Lock talked about the idea with the press on Wednesday.

Lock said it would be his “most comforting feeling since sophomore year of college” to be able to have the combination of OC Pat Shurmur and quarterbacks coach Mike Shula return to Denver next year.

That was, obviously, the last time Lock had a coordinator in back-to-back years (Josh Heupel) and talked about how it can really benefit everybody in the offense to have the same play caller.

It wasn’t just Lock who talked about continuity as a positive, either. Head coach Vic Fangio made note of a number of the best quarterbacks to ever do it who had or who continue to have continuity.

A prime example of this is coming to Denver on Saturday afternoon.

Buffalo Bills quarterback Josh Allen had statistically been one of the league’s worst, most inefficient passers in his first two NFL seasons.
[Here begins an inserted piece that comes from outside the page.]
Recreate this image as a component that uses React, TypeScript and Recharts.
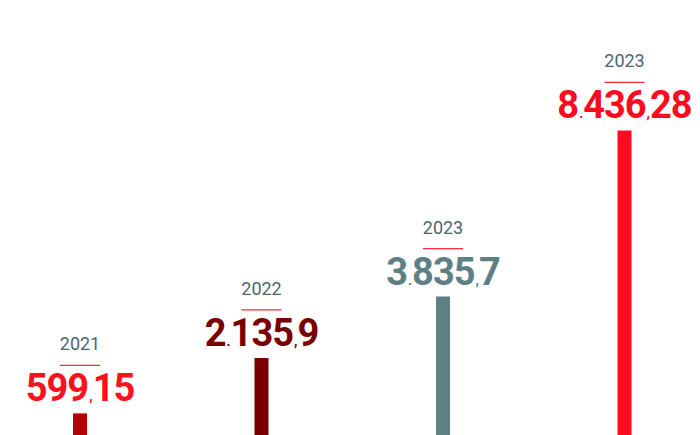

Finding his way as a passer while contributing to a lot of Buffalo Bills victories, Allen has continually worked at his craft and become an MVP candidate on a really good Buffalo team in 2020.

It was noted during the Bills’ Sunday night game against the Pittsburgh Steelers how hard Allen has been working with former NFL quarterback Jordan Palmer on his mechanics, and not only eliminating bad habits but creating new, good ones.

The hope is obviously that it wouldn’t take three years for every quarterback to figure that out, but there are certain guys who are worth investing that time in. Lock truly appears to be one of those types of guys.

Of course, continuity is something everyone also agreed would be good after the 2019 season. The Denver Broncos had hired young offensive coordinator Rich Scangarello away from the 49ers in hopes of establishing that kind of Shanahan-Kubiak offense that could beat just about any defensive scheme if run correctly.

Pat Shurmur became available upon being fired from the Giants, and the Broncos agreed that the combination of Shurmur and Shula as the offensive/quarterback brain trust was too good to keep continuity with what they previously had.

Now that the Broncos have gone through some bad speed bumps, it appears the offense as a whole has turned a corner and is playing much better in their last three contests (omitting, of course, the Saints game).

Against Miami, Kansas City, and Carolina, the three-and-out possessions were minimal. Turnovers have decreased, red zone production has improved, and most notably — Drew Lock has clearly gotten better and better.

Considering the alternatives realistically available to the Broncos in 2021, there should be no rush for the team to move on from Lock, Shurmur, or Shula. As a matter of fact, the front office should double down on their strategy in the first place — build the best possible team around Lock and see if the team as a whole can show the progress necessary to compete for one of seven AFC playoff spots.